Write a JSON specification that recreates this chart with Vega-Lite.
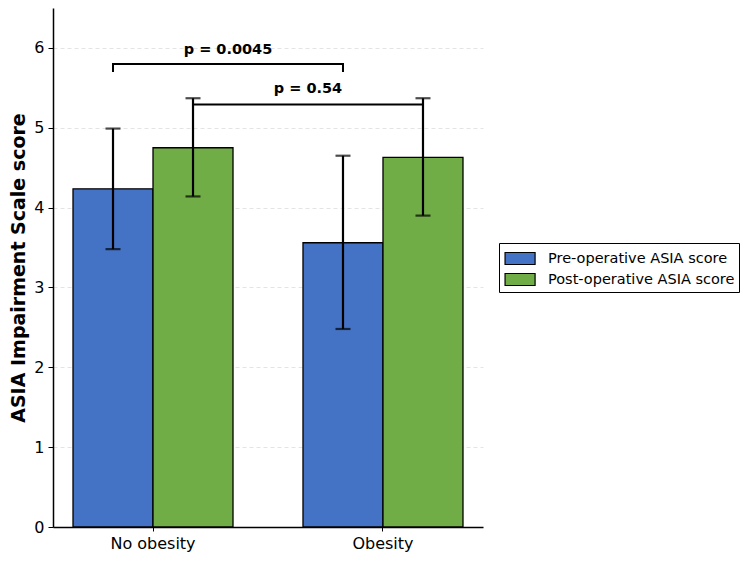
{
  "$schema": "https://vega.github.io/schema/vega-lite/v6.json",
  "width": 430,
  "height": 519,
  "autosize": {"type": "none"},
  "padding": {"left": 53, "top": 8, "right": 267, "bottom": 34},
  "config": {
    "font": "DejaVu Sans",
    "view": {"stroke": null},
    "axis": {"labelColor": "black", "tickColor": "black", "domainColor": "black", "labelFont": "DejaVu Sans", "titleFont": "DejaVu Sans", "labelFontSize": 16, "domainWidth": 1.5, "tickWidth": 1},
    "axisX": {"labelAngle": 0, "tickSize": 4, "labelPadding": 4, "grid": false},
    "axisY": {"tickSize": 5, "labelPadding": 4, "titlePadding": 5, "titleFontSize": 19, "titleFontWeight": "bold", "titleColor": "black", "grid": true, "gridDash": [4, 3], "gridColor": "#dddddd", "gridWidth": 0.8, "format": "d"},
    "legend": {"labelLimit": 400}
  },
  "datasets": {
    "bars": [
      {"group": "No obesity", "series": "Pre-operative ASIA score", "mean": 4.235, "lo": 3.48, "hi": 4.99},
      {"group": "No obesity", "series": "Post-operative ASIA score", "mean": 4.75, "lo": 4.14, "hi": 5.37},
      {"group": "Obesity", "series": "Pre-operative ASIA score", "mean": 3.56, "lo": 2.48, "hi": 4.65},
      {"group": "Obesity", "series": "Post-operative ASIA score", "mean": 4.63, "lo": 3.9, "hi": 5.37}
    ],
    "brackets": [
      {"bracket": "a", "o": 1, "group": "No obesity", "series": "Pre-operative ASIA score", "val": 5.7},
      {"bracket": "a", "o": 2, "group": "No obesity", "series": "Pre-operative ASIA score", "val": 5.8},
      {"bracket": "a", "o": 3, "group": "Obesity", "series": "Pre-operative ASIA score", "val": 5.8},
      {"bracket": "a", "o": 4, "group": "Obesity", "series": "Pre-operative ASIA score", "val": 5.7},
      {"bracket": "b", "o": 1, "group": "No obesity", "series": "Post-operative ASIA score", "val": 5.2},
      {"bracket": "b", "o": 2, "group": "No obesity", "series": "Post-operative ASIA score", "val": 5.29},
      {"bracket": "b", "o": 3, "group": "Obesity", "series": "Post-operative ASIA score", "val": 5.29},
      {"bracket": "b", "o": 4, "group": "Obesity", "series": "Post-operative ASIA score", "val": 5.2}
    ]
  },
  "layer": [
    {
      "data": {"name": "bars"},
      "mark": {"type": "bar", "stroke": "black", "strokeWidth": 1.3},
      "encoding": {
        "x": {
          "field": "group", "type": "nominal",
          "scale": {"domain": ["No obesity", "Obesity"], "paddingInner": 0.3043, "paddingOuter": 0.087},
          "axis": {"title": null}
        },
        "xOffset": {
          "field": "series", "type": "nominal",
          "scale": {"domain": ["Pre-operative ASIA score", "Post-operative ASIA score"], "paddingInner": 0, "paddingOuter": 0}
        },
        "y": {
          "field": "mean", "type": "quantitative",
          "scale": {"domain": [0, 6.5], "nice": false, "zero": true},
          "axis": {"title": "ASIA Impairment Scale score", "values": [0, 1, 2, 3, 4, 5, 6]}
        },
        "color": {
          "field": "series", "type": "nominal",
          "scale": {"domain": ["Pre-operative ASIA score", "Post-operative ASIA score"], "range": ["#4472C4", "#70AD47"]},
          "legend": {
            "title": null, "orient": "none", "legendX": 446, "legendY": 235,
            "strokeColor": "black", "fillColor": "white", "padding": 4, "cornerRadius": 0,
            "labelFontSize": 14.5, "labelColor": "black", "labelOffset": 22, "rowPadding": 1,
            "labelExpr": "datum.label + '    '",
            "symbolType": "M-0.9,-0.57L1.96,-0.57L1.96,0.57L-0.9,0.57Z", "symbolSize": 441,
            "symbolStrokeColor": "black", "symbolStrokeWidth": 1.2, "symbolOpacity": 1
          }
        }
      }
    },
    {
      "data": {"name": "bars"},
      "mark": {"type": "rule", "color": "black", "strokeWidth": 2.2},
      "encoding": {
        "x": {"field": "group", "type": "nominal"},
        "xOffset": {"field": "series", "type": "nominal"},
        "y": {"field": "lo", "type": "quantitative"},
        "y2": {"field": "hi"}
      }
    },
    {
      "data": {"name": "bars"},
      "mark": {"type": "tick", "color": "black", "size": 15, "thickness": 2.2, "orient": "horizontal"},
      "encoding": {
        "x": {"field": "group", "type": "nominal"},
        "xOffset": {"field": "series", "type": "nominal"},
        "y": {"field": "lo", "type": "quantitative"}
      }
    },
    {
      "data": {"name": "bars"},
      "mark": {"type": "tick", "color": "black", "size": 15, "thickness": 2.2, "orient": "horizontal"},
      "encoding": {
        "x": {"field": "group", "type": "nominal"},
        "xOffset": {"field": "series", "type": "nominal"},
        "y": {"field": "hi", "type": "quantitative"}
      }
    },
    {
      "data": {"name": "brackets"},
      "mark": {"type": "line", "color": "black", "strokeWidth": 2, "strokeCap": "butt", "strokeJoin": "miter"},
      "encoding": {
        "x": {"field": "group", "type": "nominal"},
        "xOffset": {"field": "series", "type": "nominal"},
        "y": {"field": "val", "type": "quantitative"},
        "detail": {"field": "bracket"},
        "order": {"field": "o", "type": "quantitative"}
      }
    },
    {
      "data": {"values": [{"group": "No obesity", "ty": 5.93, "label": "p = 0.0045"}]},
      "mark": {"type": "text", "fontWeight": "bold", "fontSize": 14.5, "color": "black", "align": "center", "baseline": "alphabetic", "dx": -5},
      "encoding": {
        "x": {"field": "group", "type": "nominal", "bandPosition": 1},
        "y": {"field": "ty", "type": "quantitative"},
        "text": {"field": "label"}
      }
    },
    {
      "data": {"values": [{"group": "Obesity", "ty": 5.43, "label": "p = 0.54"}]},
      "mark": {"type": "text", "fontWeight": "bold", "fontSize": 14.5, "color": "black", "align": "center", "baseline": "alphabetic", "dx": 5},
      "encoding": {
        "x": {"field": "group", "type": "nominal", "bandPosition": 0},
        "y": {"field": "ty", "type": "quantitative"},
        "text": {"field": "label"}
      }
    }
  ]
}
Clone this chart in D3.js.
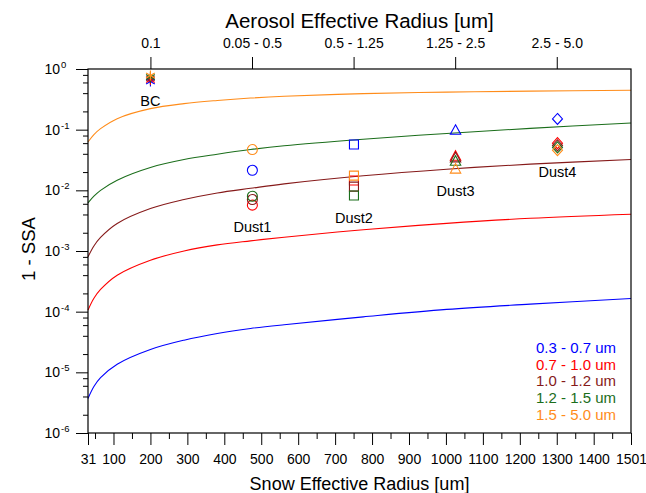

──────

* **Exercise directions**
Pull out and copy each line containing the string "this".

* **The output**
Write a JSON specification that recreates this chart with Vega-Lite.
Clone this chart in D3.js.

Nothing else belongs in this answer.